Scripture relentlessly reminds us we’re going to die:

  • God to Adam and Eve: “You are dust, and to dust you shall return” (Gen. 3:19).
  • Isaiah: “All flesh is like grass” (40:6).
  • James: “You do not even know what tomorrow will bring. You are a mist that appears for a little while and then vanishes” (4:14).
  • Jesus: “Stay awake, for you do not know the day or the hour” (Mt. 25:13).
  • Benedict of Nursia: “Keep death always before your eyes.”

We can find some wisdom and insight in remembering that we’re going to die – one day, any day – grim as it may sound. Right?

In the car, asking “what if?”, I thought to myself that I was glad that I’d just seen my family – especially my niece and nephew. I was glad to think I’d gotten a chance to publish a book. I was glad to think I’d spent time this weekend messing around with my garden and houseplants, something I hadn’t done in a long time. I was glad to be completely in love with my husband and that I got to spend time with him this weekend.

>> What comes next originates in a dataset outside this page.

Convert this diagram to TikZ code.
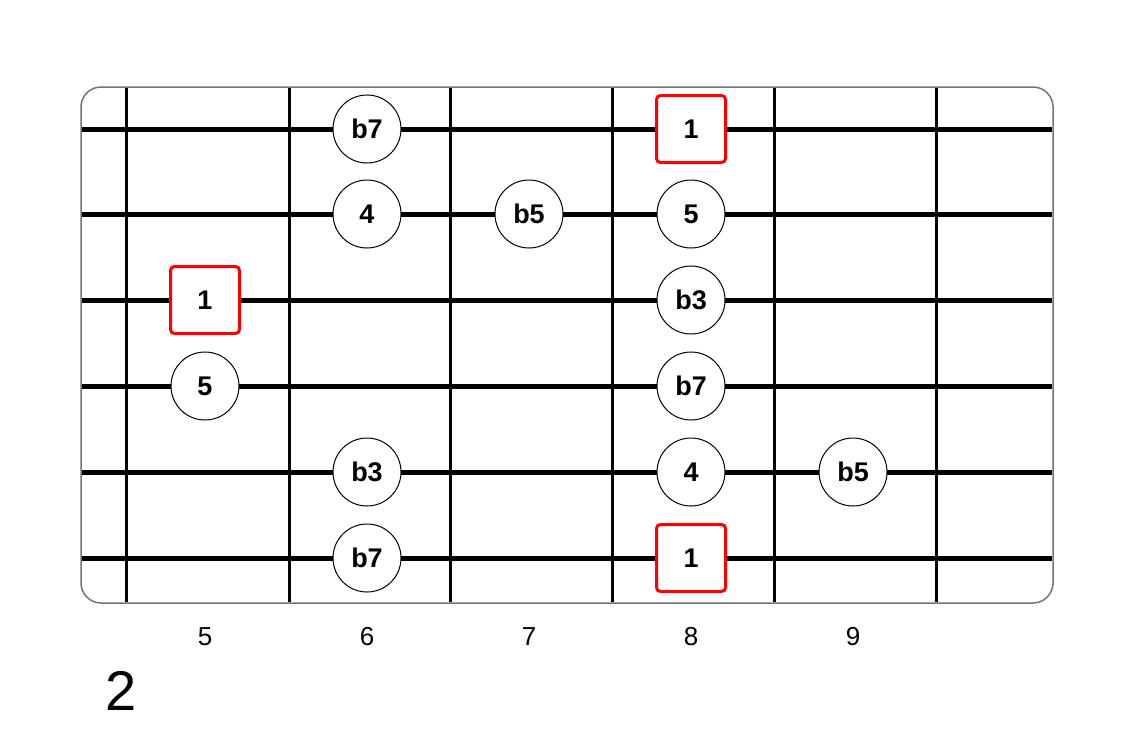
\documentclass[tikz,border=0pt]{standalone}
\usepackage{fontspec}
\setmainfont{Liberation Sans}
\usepackage{tikz}
\usetikzlibrary{positioning,calc}

\begin{document}
\begin{tikzpicture}[x=1pt,y=-1pt,
        board/.style={draw=black!55, line width=1.5pt, rounded corners=20pt},
        fretline/.style={draw=black, line width=3pt},
        stringline/.style={draw=black, line width=5pt},
        note/.style={circle, draw=black, line width=1pt, fill=white, minimum size=68pt, inner sep=0pt, font=\fontsize{27}{30}\selectfont\bfseries},
        root/.style={rectangle, draw=red, line width=3pt, fill=white, rounded corners=4pt, minimum width=69pt, minimum height=67pt, inner sep=0pt, font=\fontsize{27}{30}\selectfont\bfseries},
        fretnum/.style={font=\fontsize{26}{30}\selectfont},
        position/.style={font=\fontsize{56}{60}\selectfont}
    ]
    \useasboundingbox (0,0) rectangle (1132,732);

    % Griffbrett
    \draw[board] (81,87) rectangle (1053,603);
    \foreach \x in {126,289,450,612,774,936}
        \draw[fretline] (\x,88) -- (\x,602);
    \foreach \y in {129,214,300,386,472,558}
        \draw[stringline] (82,\y) -- (1052,\y);

    % Töne
    \node[note] (s1f6) at (367,129) {b7};
    \node[root] (s1f8) at (691,129) {1};
    \node[note] (s2f6) at (367,214) {4};
    \node[note] (s2f7) at (529,214) {b5};
    \node[note] (s2f8) at (691,214) {5};
    \node[root] (s3f5) at (205,300) {1};
    \node[note] (s3f8) at (691,300) {b3};
    \node[note] (s4f5) at (205,386) {5};
    \node[note] (s4f8) at (691,386) {b7};
    \node[note] (s5f6) at (367,472) {b3};
    \node[note] (s5f8) at (691,472) {4};
    \node[note] (s5f9) at (853,472) {b5};
    \node[note] (s6f6) at (367,558) {b7};
    \node[root] (s6f8) at (691,558) {1};

    % Bundnummern
    \node[fretnum] (fret5) at (205,637) {5};
    \node[fretnum] (fret6) at (367,637) {6};
    \node[fretnum] (fret7) at (529,637) {7};
    \node[fretnum] (fret8) at (691,637) {8};
    \node[fretnum] (fret9) at (853,637) {9};

    % Lage
    \node[position] (pos) at (121,691) {2};

\end{tikzpicture}
\end{document}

How we spend our days is how we spend our lives.  Seize the day. Enjoy every moment. Always say “I love you.” Think of what you want people to say at your funeral.

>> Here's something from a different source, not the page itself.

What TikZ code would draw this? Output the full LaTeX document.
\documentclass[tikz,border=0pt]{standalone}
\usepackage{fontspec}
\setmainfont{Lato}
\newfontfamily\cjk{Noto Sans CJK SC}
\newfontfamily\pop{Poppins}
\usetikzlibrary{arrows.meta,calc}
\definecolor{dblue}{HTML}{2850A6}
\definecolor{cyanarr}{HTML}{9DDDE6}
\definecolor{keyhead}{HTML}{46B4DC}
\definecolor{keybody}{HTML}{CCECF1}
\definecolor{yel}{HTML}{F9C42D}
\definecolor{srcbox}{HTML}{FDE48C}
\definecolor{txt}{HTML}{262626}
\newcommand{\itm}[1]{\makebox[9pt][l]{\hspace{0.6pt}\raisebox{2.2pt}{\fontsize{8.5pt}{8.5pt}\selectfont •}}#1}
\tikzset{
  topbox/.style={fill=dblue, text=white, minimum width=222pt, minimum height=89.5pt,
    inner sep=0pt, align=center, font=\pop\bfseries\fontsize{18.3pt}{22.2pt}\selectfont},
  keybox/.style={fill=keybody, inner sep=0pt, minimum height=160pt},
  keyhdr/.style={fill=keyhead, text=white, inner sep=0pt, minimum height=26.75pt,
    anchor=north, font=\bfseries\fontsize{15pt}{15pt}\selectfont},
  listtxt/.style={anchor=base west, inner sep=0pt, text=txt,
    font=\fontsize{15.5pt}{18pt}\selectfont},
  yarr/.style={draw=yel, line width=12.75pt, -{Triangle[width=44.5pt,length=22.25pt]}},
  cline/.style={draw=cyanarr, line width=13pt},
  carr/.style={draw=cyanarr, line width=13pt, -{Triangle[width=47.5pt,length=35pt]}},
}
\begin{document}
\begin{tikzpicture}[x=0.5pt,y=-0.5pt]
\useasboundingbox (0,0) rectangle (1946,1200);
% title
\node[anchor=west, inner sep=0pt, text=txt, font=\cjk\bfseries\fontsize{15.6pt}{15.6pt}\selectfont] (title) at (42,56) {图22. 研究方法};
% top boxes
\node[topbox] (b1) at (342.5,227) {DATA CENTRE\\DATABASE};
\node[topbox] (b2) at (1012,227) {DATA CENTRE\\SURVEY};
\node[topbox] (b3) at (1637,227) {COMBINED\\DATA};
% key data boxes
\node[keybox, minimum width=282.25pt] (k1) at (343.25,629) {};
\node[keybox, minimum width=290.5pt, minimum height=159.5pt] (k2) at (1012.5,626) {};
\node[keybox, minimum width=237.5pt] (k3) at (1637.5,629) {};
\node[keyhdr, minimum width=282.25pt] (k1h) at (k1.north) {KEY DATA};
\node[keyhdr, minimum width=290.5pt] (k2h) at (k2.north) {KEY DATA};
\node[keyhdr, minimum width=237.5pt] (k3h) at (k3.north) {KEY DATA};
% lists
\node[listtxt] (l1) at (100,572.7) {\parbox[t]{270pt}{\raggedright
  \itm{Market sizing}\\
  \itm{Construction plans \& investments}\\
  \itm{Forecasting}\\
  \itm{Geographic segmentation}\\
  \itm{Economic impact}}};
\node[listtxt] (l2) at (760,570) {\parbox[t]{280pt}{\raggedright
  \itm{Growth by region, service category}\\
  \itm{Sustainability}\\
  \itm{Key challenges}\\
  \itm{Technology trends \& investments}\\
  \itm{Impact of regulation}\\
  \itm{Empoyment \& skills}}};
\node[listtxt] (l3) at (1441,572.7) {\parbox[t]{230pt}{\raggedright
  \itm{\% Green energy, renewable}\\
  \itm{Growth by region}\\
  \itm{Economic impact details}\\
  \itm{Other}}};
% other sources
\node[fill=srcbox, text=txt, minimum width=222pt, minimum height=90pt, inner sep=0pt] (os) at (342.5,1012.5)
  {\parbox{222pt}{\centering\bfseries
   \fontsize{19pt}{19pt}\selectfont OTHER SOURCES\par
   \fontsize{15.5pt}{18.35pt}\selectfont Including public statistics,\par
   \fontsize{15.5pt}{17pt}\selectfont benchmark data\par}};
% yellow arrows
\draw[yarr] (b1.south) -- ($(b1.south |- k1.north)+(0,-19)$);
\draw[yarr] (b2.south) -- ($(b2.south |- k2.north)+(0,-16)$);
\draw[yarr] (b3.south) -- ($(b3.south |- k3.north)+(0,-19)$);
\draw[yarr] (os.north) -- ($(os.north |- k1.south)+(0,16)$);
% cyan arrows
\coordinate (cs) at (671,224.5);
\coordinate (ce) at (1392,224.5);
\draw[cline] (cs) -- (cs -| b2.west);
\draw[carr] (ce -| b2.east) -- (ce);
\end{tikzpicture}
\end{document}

It’s real but also cliché. Because no one is ever really ready to die. We can never prepare. We can’t make it “ok” to leave our loved ones behind.

Being murdered at your workplace should never be something that seems ordinary. Killing someone, even in self-defense, should never be ordinary.

YCB Parking lot

The names of these two men has been publicized tonight, which makes it all more real: Xinling Zhang, 39, of Naperville, and Degang Zhang, 48, of Aurora (probably the shooter).

This is the prayer I posted on St. Benedict’s Facebook today:

We hold in prayer the two people killed today in a shooting near Remington and Veterans’ Parkway. May the God of mercy and peace descend on all those closely involved, especially the families of those who lost their lives, and help our community take stock and recover. In the name of Jesus Christ, who knew the cruelty of the world and overcame it. Amen.

(adapted from a prayer used at a memorial for the Sandy Hook shooting victims)

 

Non-sequitur: Awkward shoutout to my Hyde Park roots with an unexpected but welcome tshirt logo at the crime scene:UofC YCB

 

Comments

  1. I love you.

  2. Thank you for sharing this with us. I saw your posting just before I turned on the 10:00 pm news.
    Seems as though I have been attending funerals every 3-4 weeks since early this year. Gun violence is a different kind of death and loss.
    My prayers are for the family and friends of these people and the community which is experiencing the “too close to home” feelings.